All the data must come back unchanged, except that pictures are left out.

→ Dataset section:
────────

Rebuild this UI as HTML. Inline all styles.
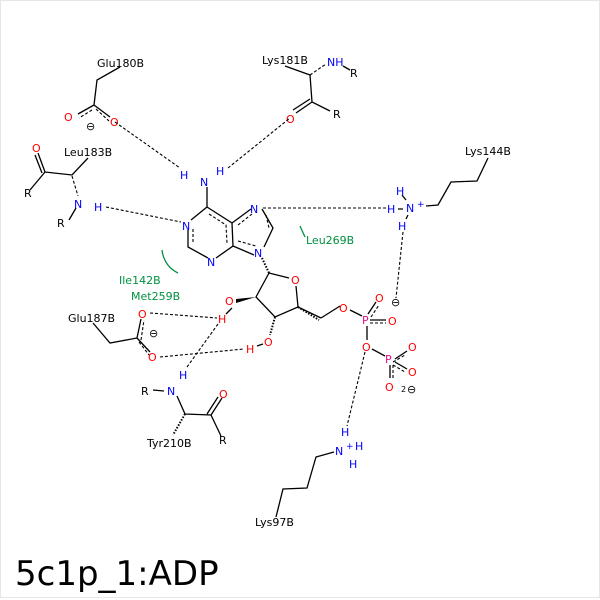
<!DOCTYPE html>
<html><head><meta charset="utf-8"><style>
html,body{margin:0;padding:0;background:#fff;}
svg{display:block;}
text{font-family:"DejaVu Sans","Liberation Sans",sans-serif;font-size:11px;}
.b{stroke:#000;stroke-width:1.3;fill:none;}
.h{stroke:#000;stroke-width:1.1;fill:none;stroke-dasharray:3,2;}
.O{fill:#f00;}.N{fill:#00f;}.P{fill:#e0108a;}.K{fill:#000;}.G{fill:#009040;}
</style></head><body>
<svg width="600" height="600" viewBox="0 0 600 600" xmlns="http://www.w3.org/2000/svg">
<rect x="0.5" y="0.5" width="599" height="597" fill="#fff" stroke="#e6e6e6"/>
<text x="15" y="585" style="font-size:34px" class="K">5c1p_1:ADP</text>

<!-- Glu180B -->
<text x="97" y="67" class="K">Glu180B</text>
<path class="b" d="M120 67 L97 80 L94 105 M94 105 L78 114 M94 105 L110 117"/>
<path class="h" d="M92 110 L79 118 M96 109 L109 121"/>
<text x="64" y="121" class="O">O</text><text x="110" y="126" class="O">O</text>
<text x="86" y="130" class="K">⊖</text>

<!-- Lys181B -->
<text x="262" y="64" class="K">Lys181B</text>
<text x="327" y="66" class="N">NH</text><text x="350" y="77" class="K">R</text>
<path class="b" d="M285 66 L310 75 L312 102 L330 111 M312 102 L296 113 M310 99 L293 110 M343 66 L350 70"/>
<path class="h" d="M310 75 L326 64"/>
<text x="333" y="118" class="K">R</text>
<text x="286" y="123" class="O">O</text>

<!-- Leu183B -->
<text x="64" y="156" class="K">Leu183B</text>
<path class="b" d="M88 158 L72 175 L45 172 L30 190 M45 172 L38 153 M42 173 L35 155 M76 208 L69 220"/>
<path class="h" d="M72 176 L78 196"/>
<text x="32" y="152" class="O">O</text>
<text x="24" y="197" class="K">R</text>
<text x="74" y="208" class="N">N</text><text x="94" y="211" class="N">H</text>
<text x="57" y="227" class="K">R</text>

<!-- Adenine -->
<text x="200" y="186" class="N">N</text>
<text x="180" y="179" class="N">H</text><text x="216" y="175" class="N">H</text>
<path class="b" d="M207 187 L207 207 M207 207 L191 220 M188 230 L188 247 L208 258 M216 258 L233 246 L232 223 L207 207 M232 223 L251 209 M262 209 L273 228 L264 247 M254 255 L233 246"/>
<path class="h" d="M209 214 L226 225 L227 243 M193 229 L193 244 M238 225 L252 214 M266 215 L269 228 M238 241 L256 246"/>
<text x="182" y="230" class="N">N</text><text x="207" y="266" class="N">N</text>
<text x="250" y="213" class="N">N</text><text x="254" y="257" class="N">N</text>
<path class="h" d="M115 122 L180 168 M228 168 L290 118 M106 207 L181 222 M263 208 L386 208"/>

<!-- Lys144B -->
<text x="465" y="155" class="K">Lys144B</text>
<path class="b" d="M488 158 L477 181 L451 182 L438 205 L426 206"/>
<text x="396" y="195" class="N">H</text>
<text x="387" y="213" class="N">H</text>
<text x="406" y="212" class="N">N</text><text x="417" y="207" class="N" style="font-size:9px">+</text>
<text x="398" y="230" class="N">H</text>
<path class="b" d="M398 209 L403 209 M402 195 L406 200 M408 215 L406 219"/>
<path class="h" d="M403 232 L396 298"/>

<!-- green -->
<text x="119" y="284" class="G">Ile142B</text>
<text x="131" y="300" class="G">Met259B</text>
<path d="M162 250 Q164 266 178 273" stroke="#009040" stroke-width="1.3" fill="none"/>
<text x="306" y="244" class="G">Leu269B</text>
<path d="M300 226 L305 237" stroke="#009040" stroke-width="1.3"/>

<!-- Ribose -->
<path class="h" d="M262 258 L269 273" style="stroke-dasharray:1.5,1.5;stroke-width:2"/>
<path class="b" d="M269 273 L289 278 M296 286 L298 307 L275 317 L256 297 L269 273 M298 307 L321 318 M321 318 L340 306 M350 310 L362 316"/>
<path d="M256 297 L236 299 L236 303 Z" fill="#000"/>
<path class="h" d="M298 307 L319 320" style="stroke-dasharray:1.5,1.5;stroke-width:2"/>
<path class="h" d="M275 317 L270 335" style="stroke-dasharray:1.5,1.5;stroke-width:2"/>
<text x="291" y="284" class="O">O</text>
<text x="225" y="305" class="O">O</text><text x="218" y="323" class="O">H</text>
<text x="264" y="346" class="O">O</text><text x="246" y="353" class="O">H</text>
<path class="b" d="M232 308 L226 314 M257 346 L263 344"/>

<!-- phosphates -->
<text x="339" y="312" class="O">O</text>
<text x="362" y="324" class="P">P</text>
<text x="375" y="302" class="O">O</text><text x="388" y="325" class="O">O</text>
<text x="391" y="306" class="K">⊖</text>
<path class="b" d="M368 314 L376 302 M370 320 L386 320 M367 326 L367 340 M372 349 L385 356 M395 359 L407 351 M395 362 L407 369 M390 365 L390 378"/>
<path class="h" d="M371 317 L379 305 M370 323 L386 323 M393 362 L405 355 M393 365 L405 372 M393 365 L393 378"/>
<text x="362" y="351" class="O">O</text>
<text x="385" y="363" class="P">P</text>
<text x="408" y="351" class="O">O</text><text x="408" y="376" class="O">O</text>
<text x="385" y="391" class="O">O</text>
<text x="401" y="392" class="K" style="font-size:8px">2</text><text x="407" y="393" class="K">⊖</text>

<!-- Lys97B -->
<path class="h" d="M365 352 L347 426"/>
<text x="341" y="436" class="N">H</text>
<text x="335" y="455" class="N">N</text><text x="346" y="449" class="N" style="font-size:9px">+</text>
<text x="355" y="450" class="N">H</text>
<text x="349" y="468" class="N">H</text>
<path class="b" d="M334 452 L316 457 L307 488 L283 489 L276 517"/>
<text x="255" y="526" class="K">Lys97B</text>

<!-- Glu187B -->
<text x="68" y="322" class="K">Glu187B</text>
<path class="b" d="M93 323 L110 343 L137 338 L141 319 M137 338 L150 352"/>
<path class="h" d="M141 340 L144 320 M139 342 L149 355"/>
<text x="138" y="318" class="O">O</text><text x="148" y="361" class="O">O</text>
<text x="149" y="337" class="K">⊖</text>
<path class="h" d="M150 313 L217 318 M160 357 L244 349 M187 367 L218 324"/>

<!-- Tyr210B -->
<text x="179" y="379" class="N">H</text>
<text x="167" y="395" class="N">N</text>
<text x="141" y="395" class="K">R</text>
<path class="b" d="M153 390 L164 391 M177 396 L185 414 L211 415 L221 436 M211 415 L222 398 M207 414 L218 397"/>
<path class="h" d="M185 414 L173 435" style="stroke-dasharray:1.5,1.5;stroke-width:2"/>
<text x="219" y="398" class="O">O</text>
<text x="219" y="444" class="K">R</text>
<text x="147" y="447" class="K">Tyr210B</text>
</svg>
</body></html>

────────

→ Completed exercise:
Rebuild this UI as HTML. Inline all styles.
<!DOCTYPE html>
<html><head><meta charset="utf-8"><style>
html,body{margin:0;padding:0;background:#fff;}
svg{display:block;}
text{font-family:"DejaVu Sans","Liberation Sans",sans-serif;font-size:11px;}
.b{stroke:#000;stroke-width:1.3;fill:none;}
.h{stroke:#000;stroke-width:1.1;fill:none;stroke-dasharray:3,2;}
.O{fill:#f00;}.N{fill:#00f;}.P{fill:#e0108a;}.K{fill:#000;}.G{fill:#009040;}
</style></head><body>
<svg width="600" height="600" viewBox="0 0 600 600" xmlns="http://www.w3.org/2000/svg">
<rect x="0.5" y="0.5" width="599" height="597" fill="#fff" stroke="#e6e6e6"/>
<text x="15" y="585" style="font-size:34px" class="K">5c1p_1:ADP</text>

<!-- Glu180B -->
<text x="97" y="67" class="K">Glu180B</text>
<path class="b" d="M120 67 L97 80 L94 105 M94 105 L78 114 M94 105 L110 117"/>
<path class="h" d="M92 110 L79 118 M96 109 L109 121"/>
<text x="64" y="121" class="O">O</text><text x="110" y="126" class="O">O</text>
<text x="86" y="130" class="K">⊖</text>

<!-- Lys181B -->
<text x="262" y="64" class="K">Lys181B</text>
<text x="327" y="66" class="N">NH</text><text x="350" y="77" class="K">R</text>
<path class="b" d="M285 66 L310 75 L312 102 L330 111 M312 102 L296 113 M310 99 L293 110 M343 66 L350 70"/>
<path class="h" d="M310 75 L326 64"/>
<text x="333" y="118" class="K">R</text>
<text x="286" y="123" class="O">O</text>

<!-- Leu183B -->
<text x="64" y="156" class="K">Leu183B</text>
<path class="b" d="M88 158 L72 175 L45 172 L30 190 M45 172 L38 153 M42 173 L35 155 M76 208 L69 220"/>
<path class="h" d="M72 176 L78 196"/>
<text x="32" y="152" class="O">O</text>
<text x="24" y="197" class="K">R</text>
<text x="74" y="208" class="N">N</text><text x="94" y="211" class="N">H</text>
<text x="57" y="227" class="K">R</text>

<!-- Adenine -->
<text x="200" y="186" class="N">N</text>
<text x="180" y="179" class="N">H</text><text x="216" y="175" class="N">H</text>
<path class="b" d="M207 187 L207 207 M207 207 L191 220 M188 230 L188 247 L208 258 M216 258 L233 246 L232 223 L207 207 M232 223 L251 209 M262 209 L273 228 L264 247 M254 255 L233 246"/>
<path class="h" d="M209 214 L226 225 L227 243 M193 229 L193 244 M238 225 L252 214 M266 215 L269 228 M238 241 L256 246"/>
<text x="182" y="230" class="N">N</text><text x="207" y="266" class="N">N</text>
<text x="250" y="213" class="N">N</text><text x="254" y="257" class="N">N</text>
<path class="h" d="M115 122 L180 168 M228 168 L290 118 M106 207 L181 222 M263 208 L386 208"/>

<!-- Lys144B -->
<text x="465" y="155" class="K">Lys144B</text>
<path class="b" d="M488 158 L477 181 L451 182 L438 205 L426 206"/>
<text x="396" y="195" class="N">H</text>
<text x="387" y="213" class="N">H</text>
<text x="406" y="212" class="N">N</text><text x="417" y="207" class="N" style="font-size:9px">+</text>
<text x="398" y="230" class="N">H</text>
<path class="b" d="M398 209 L403 209 M402 195 L406 200 M408 215 L406 219"/>
<path class="h" d="M403 232 L396 298"/>

<!-- green -->
<text x="119" y="284" class="G">Ile142B</text>
<text x="131" y="300" class="G">Met259B</text>
<path d="M162 250 Q164 266 178 273" stroke="#009040" stroke-width="1.3" fill="none"/>
<text x="306" y="244" class="G">Leu269B</text>
<path d="M300 226 L305 237" stroke="#009040" stroke-width="1.3"/>

<!-- Ribose -->
<path class="h" d="M262 258 L269 273" style="stroke-dasharray:1.5,1.5;stroke-width:2"/>
<path class="b" d="M269 273 L289 278 M296 286 L298 307 L275 317 L256 297 L269 273 M298 307 L321 318 M321 318 L340 306 M350 310 L362 316"/>
<path d="M256 297 L236 299 L236 303 Z" fill="#000"/>
<path class="h" d="M298 307 L319 320" style="stroke-dasharray:1.5,1.5;stroke-width:2"/>
<path class="h" d="M275 317 L270 335" style="stroke-dasharray:1.5,1.5;stroke-width:2"/>
<text x="291" y="284" class="O">O</text>
<text x="225" y="305" class="O">O</text><text x="218" y="323" class="O">H</text>
<text x="264" y="346" class="O">O</text><text x="246" y="353" class="O">H</text>
<path class="b" d="M232 308 L226 314 M257 346 L263 344"/>

<!-- phosphates -->
<text x="339" y="312" class="O">O</text>
<text x="362" y="324" class="P">P</text>
<text x="375" y="302" class="O">O</text><text x="388" y="325" class="O">O</text>
<text x="391" y="306" class="K">⊖</text>
<path class="b" d="M368 314 L376 302 M370 320 L386 320 M367 326 L367 340 M372 349 L385 356 M395 359 L407 351 M395 362 L407 369 M390 365 L390 378"/>
<path class="h" d="M371 317 L379 305 M370 323 L386 323 M393 362 L405 355 M393 365 L405 372 M393 365 L393 378"/>
<text x="362" y="351" class="O">O</text>
<text x="385" y="363" class="P">P</text>
<text x="408" y="351" class="O">O</text><text x="408" y="376" class="O">O</text>
<text x="385" y="391" class="O">O</text>
<text x="401" y="392" class="K" style="font-size:8px">2</text><text x="407" y="393" class="K">⊖</text>

<!-- Lys97B -->
<path class="h" d="M365 352 L347 426"/>
<text x="341" y="436" class="N">H</text>
<text x="335" y="455" class="N">N</text><text x="346" y="449" class="N" style="font-size:9px">+</text>
<text x="355" y="450" class="N">H</text>
<text x="349" y="468" class="N">H</text>
<path class="b" d="M334 452 L316 457 L307 488 L283 489 L276 517"/>
<text x="255" y="526" class="K">Lys97B</text>

<!-- Glu187B -->
<text x="68" y="322" class="K">Glu187B</text>
<path class="b" d="M93 323 L110 343 L137 338 L141 319 M137 338 L150 352"/>
<path class="h" d="M141 340 L144 320 M139 342 L149 355"/>
<text x="138" y="318" class="O">O</text><text x="148" y="361" class="O">O</text>
<text x="149" y="337" class="K">⊖</text>
<path class="h" d="M150 313 L217 318 M160 357 L244 349 M187 367 L218 324"/>

<!-- Tyr210B -->
<text x="179" y="379" class="N">H</text>
<text x="167" y="395" class="N">N</text>
<text x="141" y="395" class="K">R</text>
<path class="b" d="M153 390 L164 391 M177 396 L185 414 L211 415 L221 436 M211 415 L222 398 M207 414 L218 397"/>
<path class="h" d="M185 414 L173 435" style="stroke-dasharray:1.5,1.5;stroke-width:2"/>
<text x="219" y="398" class="O">O</text>
<text x="219" y="444" class="K">R</text>
<text x="147" y="447" class="K">Tyr210B</text>
</svg>
</body></html>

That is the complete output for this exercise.